**DATA SHOWN:**
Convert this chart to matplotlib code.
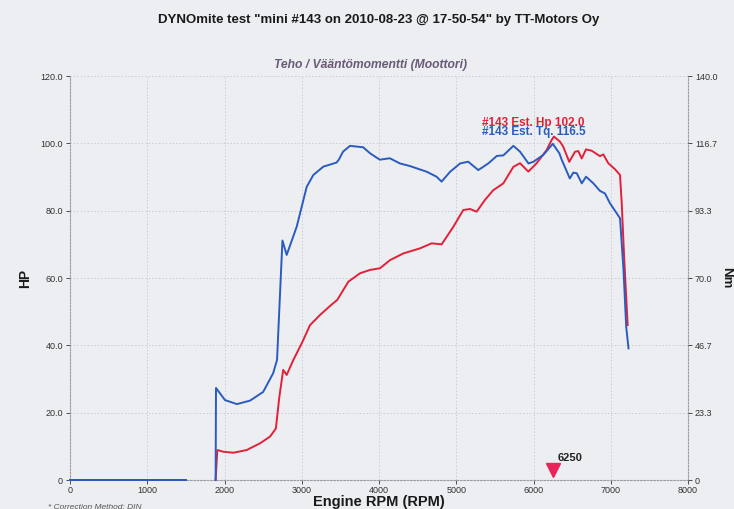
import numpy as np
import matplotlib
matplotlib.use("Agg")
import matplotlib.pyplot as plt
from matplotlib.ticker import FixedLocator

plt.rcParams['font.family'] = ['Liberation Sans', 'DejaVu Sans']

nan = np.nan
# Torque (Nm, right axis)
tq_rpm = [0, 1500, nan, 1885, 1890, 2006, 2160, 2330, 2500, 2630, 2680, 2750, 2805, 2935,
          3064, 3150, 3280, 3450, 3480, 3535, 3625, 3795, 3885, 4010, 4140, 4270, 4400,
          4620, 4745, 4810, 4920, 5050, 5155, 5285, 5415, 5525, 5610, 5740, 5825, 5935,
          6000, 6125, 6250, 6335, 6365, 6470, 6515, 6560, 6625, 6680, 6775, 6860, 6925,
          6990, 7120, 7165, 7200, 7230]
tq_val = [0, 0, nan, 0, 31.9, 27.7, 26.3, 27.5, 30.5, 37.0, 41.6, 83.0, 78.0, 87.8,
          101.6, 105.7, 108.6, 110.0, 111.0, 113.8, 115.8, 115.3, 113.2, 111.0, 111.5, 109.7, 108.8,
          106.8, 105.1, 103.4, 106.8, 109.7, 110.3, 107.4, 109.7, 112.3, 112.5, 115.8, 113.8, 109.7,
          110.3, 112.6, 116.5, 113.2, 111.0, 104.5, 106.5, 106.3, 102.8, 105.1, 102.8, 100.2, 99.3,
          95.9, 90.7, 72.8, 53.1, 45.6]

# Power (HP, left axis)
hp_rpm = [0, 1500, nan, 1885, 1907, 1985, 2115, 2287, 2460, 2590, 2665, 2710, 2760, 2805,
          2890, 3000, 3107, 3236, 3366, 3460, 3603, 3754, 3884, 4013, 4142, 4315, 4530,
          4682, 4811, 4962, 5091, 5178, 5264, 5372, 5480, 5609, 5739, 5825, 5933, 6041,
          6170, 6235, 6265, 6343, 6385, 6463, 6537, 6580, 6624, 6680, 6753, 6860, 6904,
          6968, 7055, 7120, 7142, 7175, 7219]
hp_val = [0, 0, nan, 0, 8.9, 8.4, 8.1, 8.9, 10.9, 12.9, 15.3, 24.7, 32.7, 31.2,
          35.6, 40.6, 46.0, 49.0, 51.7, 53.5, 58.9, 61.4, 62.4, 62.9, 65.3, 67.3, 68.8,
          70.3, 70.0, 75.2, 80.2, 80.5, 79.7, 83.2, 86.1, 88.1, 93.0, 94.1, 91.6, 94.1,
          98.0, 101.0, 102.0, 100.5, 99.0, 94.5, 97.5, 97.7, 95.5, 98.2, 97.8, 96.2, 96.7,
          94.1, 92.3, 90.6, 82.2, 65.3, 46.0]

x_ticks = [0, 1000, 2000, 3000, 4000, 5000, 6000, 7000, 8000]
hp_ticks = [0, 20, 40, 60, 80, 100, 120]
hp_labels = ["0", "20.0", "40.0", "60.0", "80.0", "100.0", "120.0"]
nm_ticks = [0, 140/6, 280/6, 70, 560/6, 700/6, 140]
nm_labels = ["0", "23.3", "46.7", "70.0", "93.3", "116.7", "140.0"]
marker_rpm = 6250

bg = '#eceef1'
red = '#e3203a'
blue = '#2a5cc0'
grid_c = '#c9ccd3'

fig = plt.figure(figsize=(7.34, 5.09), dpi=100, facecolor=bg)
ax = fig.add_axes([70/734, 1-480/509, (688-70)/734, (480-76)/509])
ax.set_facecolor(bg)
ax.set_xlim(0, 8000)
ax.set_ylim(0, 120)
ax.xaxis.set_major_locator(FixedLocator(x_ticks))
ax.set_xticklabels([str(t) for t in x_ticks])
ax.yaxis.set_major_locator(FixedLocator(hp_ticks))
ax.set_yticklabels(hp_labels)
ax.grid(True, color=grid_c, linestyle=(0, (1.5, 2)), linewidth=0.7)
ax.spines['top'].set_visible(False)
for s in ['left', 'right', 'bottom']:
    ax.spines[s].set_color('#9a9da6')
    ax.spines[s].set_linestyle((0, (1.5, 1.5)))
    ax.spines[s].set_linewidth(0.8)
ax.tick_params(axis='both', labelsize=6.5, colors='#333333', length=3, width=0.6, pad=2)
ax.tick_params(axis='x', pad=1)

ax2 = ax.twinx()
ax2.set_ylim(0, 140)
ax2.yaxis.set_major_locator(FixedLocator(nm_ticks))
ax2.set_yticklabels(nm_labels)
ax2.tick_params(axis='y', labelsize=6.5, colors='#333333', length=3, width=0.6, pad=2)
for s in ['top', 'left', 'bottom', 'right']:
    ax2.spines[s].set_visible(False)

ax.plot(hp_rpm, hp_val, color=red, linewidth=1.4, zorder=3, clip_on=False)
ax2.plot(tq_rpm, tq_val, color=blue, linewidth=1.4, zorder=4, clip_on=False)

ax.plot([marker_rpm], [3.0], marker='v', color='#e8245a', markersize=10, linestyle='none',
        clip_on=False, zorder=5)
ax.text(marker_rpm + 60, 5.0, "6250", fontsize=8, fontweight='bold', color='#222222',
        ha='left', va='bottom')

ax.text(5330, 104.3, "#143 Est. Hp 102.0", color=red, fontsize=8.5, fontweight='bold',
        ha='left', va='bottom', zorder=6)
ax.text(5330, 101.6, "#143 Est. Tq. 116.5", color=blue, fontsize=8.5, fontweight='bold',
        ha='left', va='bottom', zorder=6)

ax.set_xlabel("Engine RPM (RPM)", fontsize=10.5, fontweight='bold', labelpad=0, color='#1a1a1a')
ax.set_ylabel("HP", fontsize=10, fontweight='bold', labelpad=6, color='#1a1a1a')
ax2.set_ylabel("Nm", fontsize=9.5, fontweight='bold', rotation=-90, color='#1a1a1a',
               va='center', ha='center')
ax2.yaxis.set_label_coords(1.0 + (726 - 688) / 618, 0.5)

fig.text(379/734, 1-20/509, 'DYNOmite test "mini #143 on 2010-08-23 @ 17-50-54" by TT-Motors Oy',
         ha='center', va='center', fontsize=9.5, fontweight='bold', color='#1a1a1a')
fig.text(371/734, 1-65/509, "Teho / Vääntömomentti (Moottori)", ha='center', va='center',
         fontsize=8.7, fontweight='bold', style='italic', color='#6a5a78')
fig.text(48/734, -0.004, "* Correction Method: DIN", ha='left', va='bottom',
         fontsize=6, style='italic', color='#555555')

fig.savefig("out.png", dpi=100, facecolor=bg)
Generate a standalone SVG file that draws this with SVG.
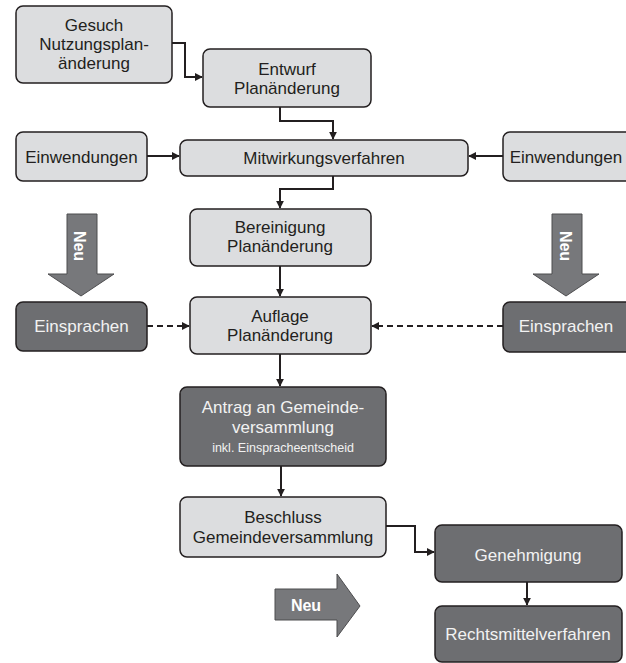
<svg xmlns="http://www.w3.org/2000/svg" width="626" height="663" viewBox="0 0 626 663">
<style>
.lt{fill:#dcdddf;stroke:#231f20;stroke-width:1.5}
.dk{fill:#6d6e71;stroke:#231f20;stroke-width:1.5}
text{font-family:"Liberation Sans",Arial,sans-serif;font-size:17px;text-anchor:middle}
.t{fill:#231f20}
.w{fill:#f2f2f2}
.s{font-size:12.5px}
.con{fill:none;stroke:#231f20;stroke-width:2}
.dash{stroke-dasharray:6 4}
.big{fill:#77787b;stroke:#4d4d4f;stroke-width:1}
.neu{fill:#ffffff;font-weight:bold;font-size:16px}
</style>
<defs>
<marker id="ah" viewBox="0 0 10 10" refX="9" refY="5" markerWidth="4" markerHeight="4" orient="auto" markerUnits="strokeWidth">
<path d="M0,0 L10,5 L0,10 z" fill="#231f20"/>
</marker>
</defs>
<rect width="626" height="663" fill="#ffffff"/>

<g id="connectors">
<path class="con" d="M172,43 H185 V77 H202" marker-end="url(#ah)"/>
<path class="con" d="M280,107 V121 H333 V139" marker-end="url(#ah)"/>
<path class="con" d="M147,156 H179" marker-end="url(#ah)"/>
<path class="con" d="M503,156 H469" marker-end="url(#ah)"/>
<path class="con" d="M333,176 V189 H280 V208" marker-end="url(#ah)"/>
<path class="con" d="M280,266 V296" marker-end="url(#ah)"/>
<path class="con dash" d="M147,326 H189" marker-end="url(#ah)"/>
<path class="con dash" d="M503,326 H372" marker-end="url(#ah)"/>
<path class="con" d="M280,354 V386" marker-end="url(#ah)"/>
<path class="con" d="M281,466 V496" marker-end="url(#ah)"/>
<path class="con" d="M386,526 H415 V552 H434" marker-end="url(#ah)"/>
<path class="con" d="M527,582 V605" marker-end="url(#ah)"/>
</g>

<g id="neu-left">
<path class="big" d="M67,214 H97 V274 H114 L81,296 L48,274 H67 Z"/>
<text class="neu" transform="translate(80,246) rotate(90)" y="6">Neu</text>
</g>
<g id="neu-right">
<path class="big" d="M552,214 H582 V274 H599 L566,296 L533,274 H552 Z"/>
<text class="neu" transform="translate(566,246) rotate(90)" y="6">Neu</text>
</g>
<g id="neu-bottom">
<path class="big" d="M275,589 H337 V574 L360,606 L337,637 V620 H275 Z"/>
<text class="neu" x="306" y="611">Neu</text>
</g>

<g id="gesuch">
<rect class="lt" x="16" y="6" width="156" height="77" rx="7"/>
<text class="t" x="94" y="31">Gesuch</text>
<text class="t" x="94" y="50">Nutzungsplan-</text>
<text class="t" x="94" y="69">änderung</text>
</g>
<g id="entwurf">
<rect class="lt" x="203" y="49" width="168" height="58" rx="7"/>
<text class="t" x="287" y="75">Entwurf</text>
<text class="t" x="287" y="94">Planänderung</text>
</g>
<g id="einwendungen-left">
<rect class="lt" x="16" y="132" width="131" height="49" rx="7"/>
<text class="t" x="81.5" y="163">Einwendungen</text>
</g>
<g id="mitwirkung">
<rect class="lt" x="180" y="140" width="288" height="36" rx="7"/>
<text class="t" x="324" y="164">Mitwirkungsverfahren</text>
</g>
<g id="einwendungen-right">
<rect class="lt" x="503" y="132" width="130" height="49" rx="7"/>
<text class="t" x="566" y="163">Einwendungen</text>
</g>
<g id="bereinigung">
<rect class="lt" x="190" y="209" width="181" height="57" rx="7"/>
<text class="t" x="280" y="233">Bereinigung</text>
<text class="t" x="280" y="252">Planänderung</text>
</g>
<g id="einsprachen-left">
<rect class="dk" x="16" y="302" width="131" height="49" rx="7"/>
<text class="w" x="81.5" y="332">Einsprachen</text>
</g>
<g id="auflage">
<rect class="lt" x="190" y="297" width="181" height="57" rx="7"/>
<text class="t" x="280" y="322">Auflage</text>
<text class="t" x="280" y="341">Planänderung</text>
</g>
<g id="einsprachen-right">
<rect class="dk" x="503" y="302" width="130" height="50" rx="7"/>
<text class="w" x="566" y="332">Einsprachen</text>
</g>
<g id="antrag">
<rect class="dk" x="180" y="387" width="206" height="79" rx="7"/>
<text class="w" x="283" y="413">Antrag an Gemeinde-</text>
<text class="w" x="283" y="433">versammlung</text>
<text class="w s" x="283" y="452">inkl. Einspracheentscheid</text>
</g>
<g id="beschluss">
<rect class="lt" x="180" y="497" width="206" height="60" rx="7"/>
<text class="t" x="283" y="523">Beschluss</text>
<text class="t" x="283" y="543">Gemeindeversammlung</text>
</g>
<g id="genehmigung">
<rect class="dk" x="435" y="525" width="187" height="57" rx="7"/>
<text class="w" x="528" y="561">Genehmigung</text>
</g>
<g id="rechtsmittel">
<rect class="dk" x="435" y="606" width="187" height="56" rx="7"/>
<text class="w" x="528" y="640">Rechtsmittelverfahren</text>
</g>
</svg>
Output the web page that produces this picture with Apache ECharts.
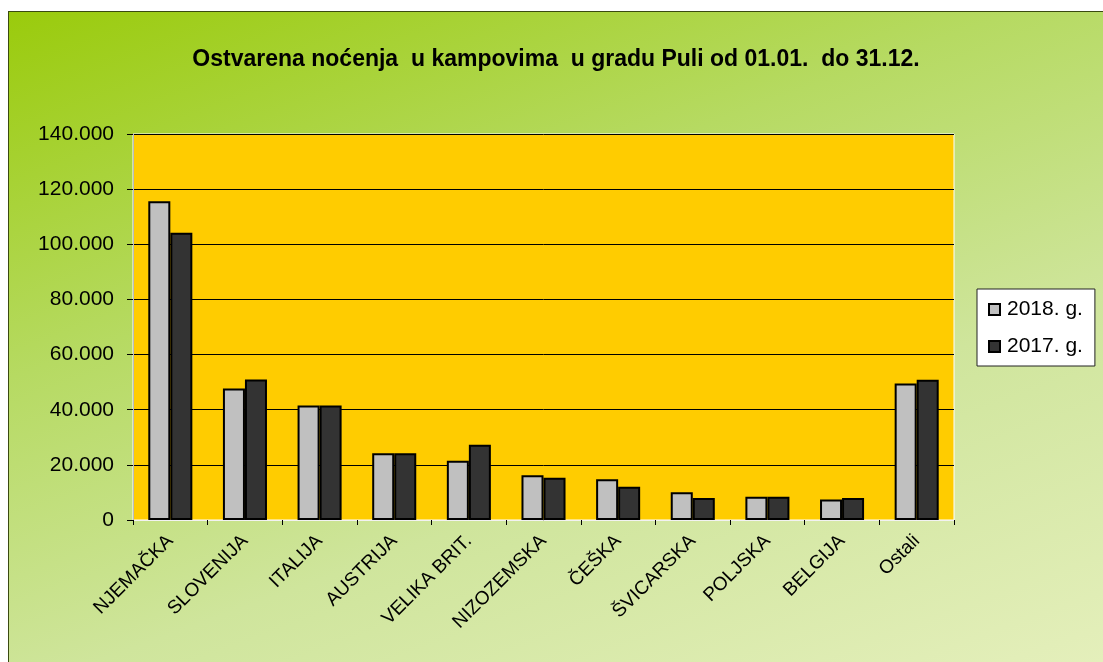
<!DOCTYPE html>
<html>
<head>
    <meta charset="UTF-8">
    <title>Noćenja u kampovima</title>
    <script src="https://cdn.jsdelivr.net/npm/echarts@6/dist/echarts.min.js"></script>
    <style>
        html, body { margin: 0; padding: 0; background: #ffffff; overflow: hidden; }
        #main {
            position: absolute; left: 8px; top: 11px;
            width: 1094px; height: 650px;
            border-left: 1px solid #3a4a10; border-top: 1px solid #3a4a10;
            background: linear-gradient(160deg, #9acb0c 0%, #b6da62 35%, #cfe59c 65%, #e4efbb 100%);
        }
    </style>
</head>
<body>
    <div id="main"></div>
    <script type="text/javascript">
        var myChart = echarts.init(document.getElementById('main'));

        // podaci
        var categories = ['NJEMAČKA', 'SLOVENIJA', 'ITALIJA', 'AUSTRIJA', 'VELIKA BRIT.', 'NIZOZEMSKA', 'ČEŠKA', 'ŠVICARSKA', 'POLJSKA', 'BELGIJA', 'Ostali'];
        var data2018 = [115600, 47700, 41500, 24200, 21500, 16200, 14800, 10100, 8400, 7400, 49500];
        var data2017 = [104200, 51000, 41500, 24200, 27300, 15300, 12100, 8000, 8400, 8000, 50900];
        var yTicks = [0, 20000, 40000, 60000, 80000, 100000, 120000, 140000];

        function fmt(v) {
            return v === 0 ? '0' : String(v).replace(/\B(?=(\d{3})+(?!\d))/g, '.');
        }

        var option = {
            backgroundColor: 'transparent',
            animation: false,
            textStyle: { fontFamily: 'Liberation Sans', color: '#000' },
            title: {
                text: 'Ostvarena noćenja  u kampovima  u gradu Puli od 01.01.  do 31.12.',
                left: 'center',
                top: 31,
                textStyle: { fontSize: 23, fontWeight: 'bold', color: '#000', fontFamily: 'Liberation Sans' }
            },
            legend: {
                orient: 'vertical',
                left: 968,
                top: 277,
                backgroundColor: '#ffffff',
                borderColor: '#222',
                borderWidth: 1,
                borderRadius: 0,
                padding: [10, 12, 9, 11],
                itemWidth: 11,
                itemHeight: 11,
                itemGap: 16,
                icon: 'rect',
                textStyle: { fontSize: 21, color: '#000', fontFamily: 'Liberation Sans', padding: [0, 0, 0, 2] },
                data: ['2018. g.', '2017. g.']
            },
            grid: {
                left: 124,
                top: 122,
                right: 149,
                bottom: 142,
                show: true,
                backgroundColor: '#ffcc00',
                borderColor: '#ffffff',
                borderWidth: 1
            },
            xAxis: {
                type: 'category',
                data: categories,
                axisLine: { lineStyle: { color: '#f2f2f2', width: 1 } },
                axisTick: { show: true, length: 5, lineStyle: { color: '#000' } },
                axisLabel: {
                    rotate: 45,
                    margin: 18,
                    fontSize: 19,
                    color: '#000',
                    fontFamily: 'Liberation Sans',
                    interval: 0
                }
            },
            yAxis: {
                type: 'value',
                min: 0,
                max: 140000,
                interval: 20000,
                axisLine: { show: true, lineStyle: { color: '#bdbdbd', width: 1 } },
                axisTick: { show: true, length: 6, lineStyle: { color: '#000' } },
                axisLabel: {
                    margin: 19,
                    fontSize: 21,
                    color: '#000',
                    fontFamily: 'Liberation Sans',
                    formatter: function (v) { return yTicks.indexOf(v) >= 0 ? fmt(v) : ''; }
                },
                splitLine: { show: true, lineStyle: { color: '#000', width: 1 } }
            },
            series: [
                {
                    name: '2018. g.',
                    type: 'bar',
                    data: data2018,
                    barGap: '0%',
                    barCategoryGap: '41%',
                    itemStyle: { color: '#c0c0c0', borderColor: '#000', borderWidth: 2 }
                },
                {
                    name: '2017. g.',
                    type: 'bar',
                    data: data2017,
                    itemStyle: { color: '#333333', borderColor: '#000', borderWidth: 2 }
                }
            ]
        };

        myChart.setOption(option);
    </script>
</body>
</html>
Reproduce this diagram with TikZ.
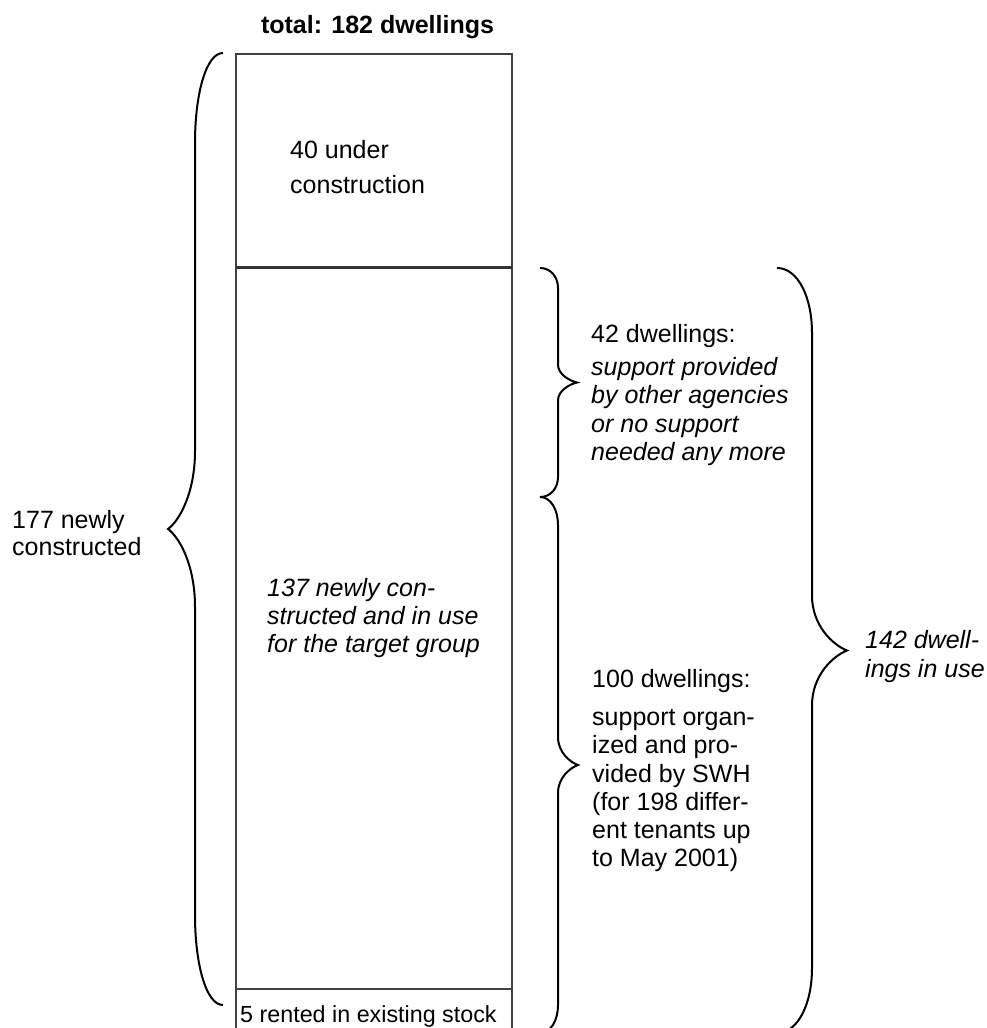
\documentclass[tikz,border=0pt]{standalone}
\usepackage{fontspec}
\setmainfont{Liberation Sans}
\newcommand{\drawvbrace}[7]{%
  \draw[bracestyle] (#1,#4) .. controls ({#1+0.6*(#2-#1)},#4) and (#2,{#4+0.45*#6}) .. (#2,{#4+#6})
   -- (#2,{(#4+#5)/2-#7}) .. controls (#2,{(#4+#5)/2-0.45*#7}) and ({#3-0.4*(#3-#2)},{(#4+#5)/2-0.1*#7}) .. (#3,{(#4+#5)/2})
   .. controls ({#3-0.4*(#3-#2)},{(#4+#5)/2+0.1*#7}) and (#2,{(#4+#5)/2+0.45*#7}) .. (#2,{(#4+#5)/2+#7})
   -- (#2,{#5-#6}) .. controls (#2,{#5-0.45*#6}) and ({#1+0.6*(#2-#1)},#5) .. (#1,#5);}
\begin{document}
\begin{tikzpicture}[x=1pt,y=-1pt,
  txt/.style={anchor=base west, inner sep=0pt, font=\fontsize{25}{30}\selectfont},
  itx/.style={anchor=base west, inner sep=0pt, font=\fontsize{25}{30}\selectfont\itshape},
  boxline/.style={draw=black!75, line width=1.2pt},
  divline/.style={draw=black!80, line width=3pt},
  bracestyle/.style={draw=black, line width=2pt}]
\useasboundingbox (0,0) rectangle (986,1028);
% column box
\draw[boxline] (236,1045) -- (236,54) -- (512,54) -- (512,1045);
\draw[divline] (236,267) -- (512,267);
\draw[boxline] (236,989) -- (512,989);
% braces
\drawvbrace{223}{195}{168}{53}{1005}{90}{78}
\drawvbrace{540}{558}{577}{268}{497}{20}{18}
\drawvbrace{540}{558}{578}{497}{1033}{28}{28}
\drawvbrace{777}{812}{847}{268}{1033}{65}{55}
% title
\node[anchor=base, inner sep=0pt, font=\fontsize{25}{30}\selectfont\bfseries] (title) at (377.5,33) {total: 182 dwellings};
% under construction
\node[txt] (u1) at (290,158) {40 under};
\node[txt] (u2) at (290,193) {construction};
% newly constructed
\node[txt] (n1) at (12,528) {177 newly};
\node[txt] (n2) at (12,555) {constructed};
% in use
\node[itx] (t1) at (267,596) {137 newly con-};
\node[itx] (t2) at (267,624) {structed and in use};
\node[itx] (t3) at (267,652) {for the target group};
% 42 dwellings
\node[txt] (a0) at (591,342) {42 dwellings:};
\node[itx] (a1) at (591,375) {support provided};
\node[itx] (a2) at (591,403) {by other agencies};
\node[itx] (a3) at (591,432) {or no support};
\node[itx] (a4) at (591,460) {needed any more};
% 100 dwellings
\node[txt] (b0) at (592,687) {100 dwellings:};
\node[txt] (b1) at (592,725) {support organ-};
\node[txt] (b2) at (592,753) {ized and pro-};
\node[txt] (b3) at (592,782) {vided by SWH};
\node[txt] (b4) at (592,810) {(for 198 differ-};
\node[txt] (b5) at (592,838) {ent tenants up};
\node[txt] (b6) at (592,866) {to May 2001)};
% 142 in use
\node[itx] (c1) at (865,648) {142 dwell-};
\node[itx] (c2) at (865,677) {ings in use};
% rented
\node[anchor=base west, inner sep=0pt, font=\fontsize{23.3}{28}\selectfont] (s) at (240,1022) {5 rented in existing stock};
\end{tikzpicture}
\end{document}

**TO BE DONE:**
Repeat the lines above, starting at the first and stopping after the line that holds "plt.rcParams['font.family'] = ['Liberation", with the pictures left out.

**TASK SOLUTION:**
Convert this chart to matplotlib code.
import numpy as np
import matplotlib
matplotlib.use("Agg")
import matplotlib.pyplot as plt
from matplotlib.ticker import FixedLocator

plt.rcParams['font.family'] = ['Liberation Sans', 'DejaVu Sans']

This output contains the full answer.